Gov’t House did not disclose the date when the letter was sent but in a news briefing in mid-March, the governor said he was seeking permanent solutions to the territory’s energy problem.

The rising price of oil has led to drastic increases in energy costs since the war began in Ukraine in February, leading to global surges in related goods and services. On Tuesday morning, the price of Brent Crude, which is the global benchmark, was $109.47.

“Those energy problems that affect us in our houses and those energy problems that affect us on the roads, our new aim is to install as much renewable energy as quickly as possible,” Governor Bryan said at the time.

When asked on Monday during the weekly news briefing to provide an update on the governor’s declaration in mid-March, the administration’s communications director, Richard Motta, said Mr. Bryan recently wrote to the U.S. president expressing his concern and asking for additional federal support.

“Or at least anything that the federal government could do to spearhead the territory’s already ongoing efforts to bring more renewable energy to our grid. And so in terms of a date certain I do not have that but in the interim that is the latest development that I have,” he said.

During the mid-March news conference, the governor said the most evident solution is to set a new energy goal for the territory and fast-track these renewal projects that are already in the works. He is hoping to have St. Croix become solar energy efficient within a 90-day period by using the services of a mainland company to set up the system which over time would be owned by the government.

Mr. Bryan said the V.I. government must lead the way and that the V.I. Energy Office was in the process of purchasing 23 electric vehicles and installing 110 charging stations throughout the territory.

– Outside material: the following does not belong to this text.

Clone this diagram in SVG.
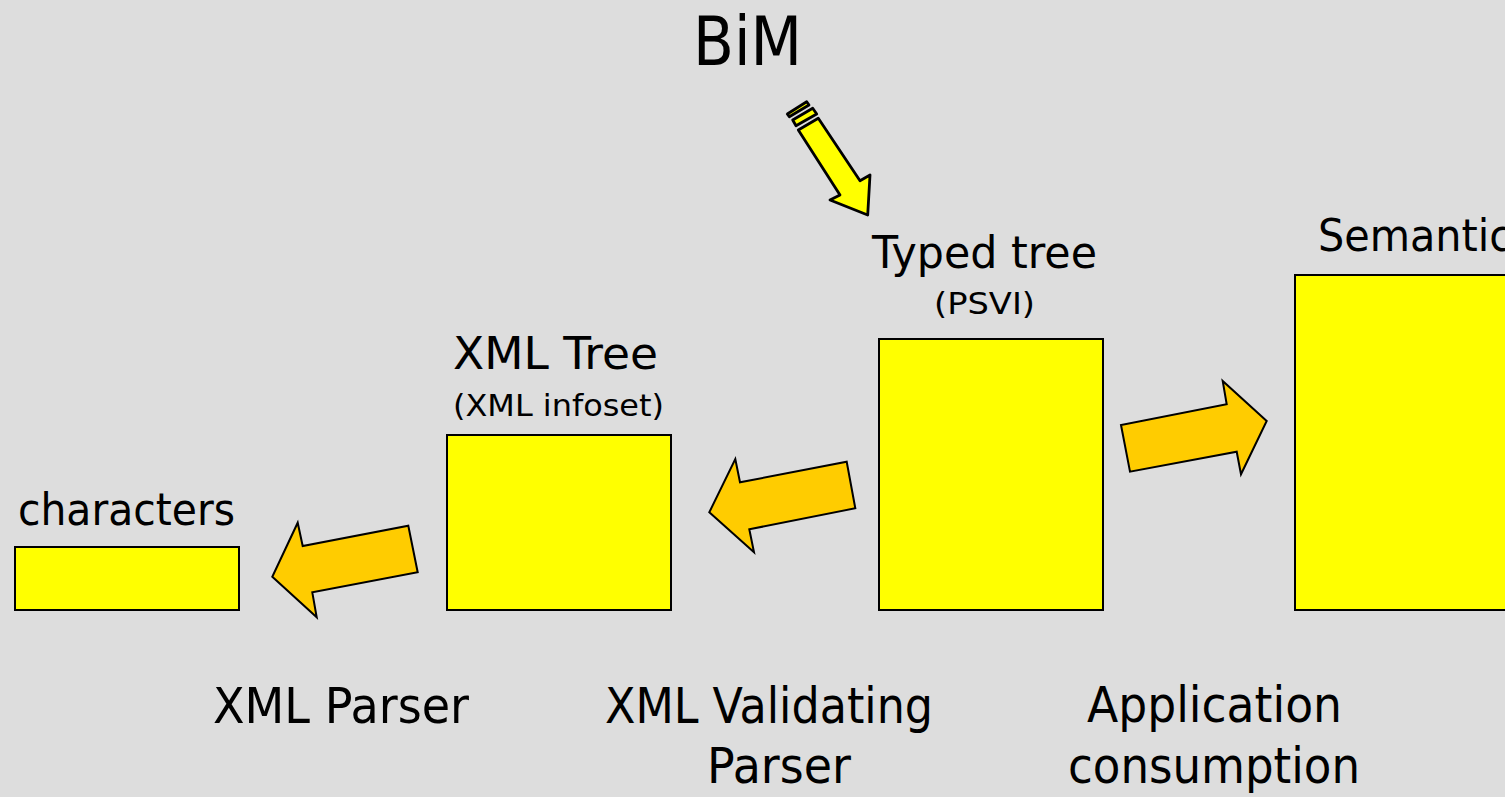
<svg xmlns="http://www.w3.org/2000/svg" width="1505" height="797" viewBox="0 0 1505 797">
  <style>
    .box { fill: #FFFF00; stroke: #000000; stroke-width: 2; }
    .flow { fill: #FFCC00; stroke: #000000; stroke-width: 2; stroke-linejoin: miter; }
    .pen { fill: #FFFF00; stroke: #000000; stroke-width: 2.8; stroke-linejoin: round; }
    .lbl { font-family: "DejaVu Sans", "Liberation Sans", sans-serif; fill: #000000; }
    .big { font-size: 50px; }
    .mid { font-size: 44px; }
    .small { font-size: 30px; }
  </style>
  <rect x="0" y="0" width="1505" height="797" fill="#DDDDDD"/>

  <!-- title -->
  <text class="lbl" x="693" y="65" font-size="68" textLength="109" lengthAdjust="spacingAndGlyphs">BiM</text>

  <!-- BiM pointer into the typed tree -->
  <g id="bim-pointer">
    <polygon class="pen" points="787.3,114 806.7,101.7 809,105 789.3,116.7"/>
    <polygon class="pen" points="792.7,120 812.7,108.3 816.7,114 796,125.7"/>
    <polygon class="pen" points="798.3,130 818.3,118.3 860,180.7 870,175 867.7,215 830,200 840,195"/>
  </g>

  <!-- nodes -->
  <g id="node-characters">
    <text class="lbl mid" x="18" y="525" textLength="217" lengthAdjust="spacingAndGlyphs">characters</text>
    <rect class="box" x="15" y="547" width="224" height="63"/>
  </g>

  <g id="node-xml-tree">
    <text class="lbl mid" x="453" y="369" textLength="205" lengthAdjust="spacingAndGlyphs">XML Tree</text>
    <text class="lbl small" x="453" y="416" textLength="211" lengthAdjust="spacingAndGlyphs">(XML infoset)</text>
    <rect class="box" x="447" y="435" width="224" height="175"/>
  </g>

  <g id="node-typed-tree">
    <text class="lbl mid" x="872" y="268" textLength="225" lengthAdjust="spacingAndGlyphs">Typed tree</text>
    <text class="lbl small" x="934" y="314" textLength="101" lengthAdjust="spacingAndGlyphs">(PSVI)</text>
    <rect class="box" x="879" y="339" width="224" height="271"/>
  </g>

  <g id="node-semantic">
    <text class="lbl mid" x="1318" y="251" textLength="194" lengthAdjust="spacingAndGlyphs">Semantic</text>
    <rect class="box" x="1295" y="275" width="224" height="335"/>
  </g>

  <!-- processing steps -->
  <g id="connectors">
    <polygon class="flow" points="408.3,525.7 417.7,572.3 312.3,592.3 316.7,617.3 272.3,576.7 297.7,522.7 302.7,546"/>
    <polygon class="flow" points="846.7,461.7 855.3,508.3 749.3,529.3 754,552.3 709.3,512.3 735.3,459 740,482.3"/>
    <polygon class="flow" points="1121,425 1130,471.7 1236.7,451.7 1241,474.3 1266.7,421 1222.7,381 1226.7,404.3"/>
  </g>

  <!-- step labels -->
  <g id="step-labels">
    <text class="lbl big" x="213" y="723" textLength="256" lengthAdjust="spacingAndGlyphs">XML Parser</text>
    <text class="lbl big" x="605" y="723" textLength="328" lengthAdjust="spacingAndGlyphs">XML Validating</text>
    <text class="lbl big" x="707" y="783" textLength="144" lengthAdjust="spacingAndGlyphs">Parser</text>
    <text class="lbl big" x="1087" y="722" textLength="255" lengthAdjust="spacingAndGlyphs">Application</text>
    <text class="lbl big" x="1068" y="783" textLength="292" lengthAdjust="spacingAndGlyphs">consumption</text>
  </g>
</svg>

Without disclosing where the charging stations will be positioned, Mr. Bryan said the USVI will continue to move forward toward renewable energy resources and at the same time protect the environment.

“Once we put in those energy stations for some time those will be free,” Mr. Bryan said. “This is our permanent move to get Virgin Islanders away from gas-guzzling vehicles and into energy-efficient vehicles that work on electric. Not only are we doing this but legislation on a national level has allowed us to get a rebate.”

The government already owns six energy-efficient vehicles and two charging stations in the territory.